The United Nations humanitarian chief, Valerie Amos, arrived in the Democratic Republic of the Congo (DRC) today for a two-day visit during which she will travel to two of the country’s regions most affected by conflict – the provinces of North Kivu and Orientale in the north-east.
“The situation in the DRC receives far less attention than it deserves,” said Ms. Amos, the UN Under-Secretary-General for Humanitarian Affairs and Emergency Relief Coordinator, on arrival in Kinshasa, the capital of the central African country.
“Millions of people in crisis areas have rarely known peace and security. The humanitarian situation is not only one of the world’s most serious, but also one of the most enduring,” she added.
The DRC is affected by multiple humanitarian crises, each with separate causes and dynamics. They include widespread poverty, low levels of development and human rights abuses and violence against civilians.
“I have come to see for myself how the situation is evolving, how we can better respond to the needs of the people, and how we can support the Government in increasing its role in the response,” said Ms. Amos.
Protection of civilians and how to ensure better access to people in need are Ms. Amos’ key priorities. She will discuss these issues with the authorities, the UN peacekeeping mission (MONUSCO) and the humanitarian community.
“Many Congolese get caught up in conflict and violence,” she said. “They are the innocent victims of ongoing hostilities between armed groups. We continue to call on these groups not to harm civilians, and to comply with international humanitarian law. People in the DRC want peace, security and stability. They want an end to the violence and conflict,” said Ms. Amos.
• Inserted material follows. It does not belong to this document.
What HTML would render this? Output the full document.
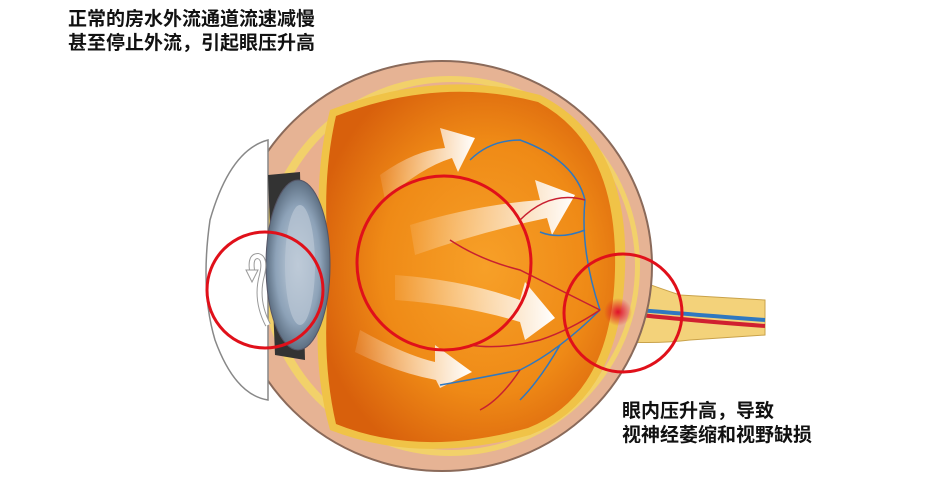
<!DOCTYPE html>
<html><head><meta charset="utf-8"><style>
html,body{margin:0;padding:0;background:#fff;width:934px;height:501px;overflow:hidden}
.t{position:absolute;font-family:"Liberation Sans","Noto Sans CJK SC",sans-serif;font-weight:bold;font-size:19px;line-height:24px;color:#111}
</style></head><body>
<svg width="934" height="501" style="position:absolute;left:0;top:0">
<defs>
<radialGradient id="og" cx="0.55" cy="0.5" r="0.6">
<stop offset="0" stop-color="#f7a028"/><stop offset="0.6" stop-color="#ef8a16"/><stop offset="1" stop-color="#d8600c"/></radialGradient>
<radialGradient id="lg" cx="0.5" cy="0.5" r="0.5">
<stop offset="0" stop-color="#c8d4e0"/><stop offset="0.7" stop-color="#8da2b8"/><stop offset="1" stop-color="#5d6f82"/></radialGradient>
<radialGradient id="rg" cx="0.5" cy="0.5" r="0.5">
<stop offset="0" stop-color="#e0102a"/><stop offset="1" stop-color="#e0102a" stop-opacity="0"/></radialGradient>
<linearGradient id="ag" x1="0" x2="1"><stop offset="0" stop-color="#fff" stop-opacity="0.1"/><stop offset="1" stop-color="#fff"/></linearGradient>
</defs>
<path d="M610 270 Q650 285 680 295 L765 300 L765 335 L690 340 Q650 345 600 340 Z" fill="#f3d27a" stroke="#c9a24a"/>
<path d="M615 308 Q660 312 765 320" stroke="#2f78c0" stroke-width="4" fill="none"/>
<path d="M615 312 Q660 318 765 326" stroke="#d02030" stroke-width="4" fill="none"/>
<ellipse cx="442" cy="266" rx="210" ry="205" fill="#e6b394" stroke="#8a6a5a" stroke-width="2"/>
<ellipse cx="450" cy="266" rx="190" ry="190" fill="#f2d16a"/>
<ellipse cx="452" cy="266" rx="183" ry="184" fill="#e9b08f"/>
<path d="M268 140 Q230 150 210 220 Q200 290 215 340 Q235 395 268 400 Z" fill="#fff" stroke="#888" stroke-width="1.5"/>
<path d="M330 110 Q440 68 540 95 Q630 140 625 270 Q620 400 530 435 Q420 465 330 430 Q310 360 322 270 Q312 180 330 110 Z" fill="#f0c347"/>
<path d="M336 116 Q440 76 538 102 Q618 145 615 270 Q612 395 528 428 Q420 458 336 424 Q320 355 330 270 Q320 185 336 116 Z" fill="url(#og)"/>
<path d="M268 175 L300 172 L305 360 L275 355 Z" fill="#333"/>
<ellipse cx="298" cy="265" rx="32" ry="85" fill="url(#lg)" stroke="#556" />
<ellipse cx="300" cy="265" rx="15" ry="60" fill="#b9c6d4" opacity="0.7"/>
<g fill="url(#ag)">
<path d="M380 175 Q415 150 445 148 L440 128 L475 138 L458 172 L452 158 Q420 168 385 200 Z"/>
<path d="M410 225 Q475 205 540 200 L535 180 L575 195 L552 235 L547 218 Q480 232 415 255 Z"/>
<path d="M395 275 Q465 280 520 300 L525 282 L555 318 L525 340 L520 322 Q465 305 395 300 Z"/>
<path d="M360 330 Q405 355 435 362 L435 345 L472 372 L440 388 L436 380 Q395 372 355 352 Z"/>
</g>
<g fill="none" stroke-width="1.5">
<path d="M600 310 Q580 250 585 200 Q575 160 520 140 Q490 140 470 160" stroke="#2f78c0"/>
<path d="M600 310 Q560 350 520 370 Q470 380 440 385" stroke="#2f78c0"/>
<path d="M600 310 Q560 290 520 270 Q480 260 450 240" stroke="#c82030"/>
<path d="M600 310 Q570 330 540 340 Q500 350 470 345" stroke="#c82030"/>
<path d="M585 200 Q550 190 520 220" stroke="#c82030"/>
<path d="M520 370 Q500 400 480 410" stroke="#c82030"/>
<path d="M585 230 Q560 240 540 232" stroke="#2f78c0"/>
<path d="M560 345 Q540 380 520 400" stroke="#2f78c0"/>
</g>
<ellipse cx="618" cy="312" rx="14" ry="14" fill="url(#rg)"/>
<path d="M268 325 Q255 300 262 275 Q266 258 258 256 Q250 256 252 270" stroke="#999" stroke-width="6" fill="none"/>
<path d="M268 325 Q255 300 262 275 Q266 258 258 256 Q250 256 252 270" stroke="#fff" stroke-width="4" fill="none"/>
<path d="M246 270 L258 270 L252 282 Z" fill="#fff" stroke="#999"/>
<g fill="none" stroke="#e0101a" stroke-width="3">
<circle cx="265" cy="290" r="58"/>
<circle cx="444" cy="263" r="87"/>
<circle cx="623" cy="313" r="59"/>
</g>
</svg>
<div class="t" style="left:68px;top:8px">正常的房水外流通道流速减慢<br>甚至停止外流，引起眼压升高</div>
<div class="t" style="left:622px;top:400px">眼内压升高，导致<br>视神经萎缩和视野缺损</div>
</body></html>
An estimated 1.7 million people are internally displaced in the DRC as a result of conflict, most of them with great needs. Even in areas not affected by conflict, humanitarian indicators are alarming and call for assistance, according to the UN Office for the Coordination of Humanitarian Affairs (OCHA). Global acute malnutrition among children in many non-conflict areas is above 10 per cent, and only 47 per cent of the country’s population have access to clean water.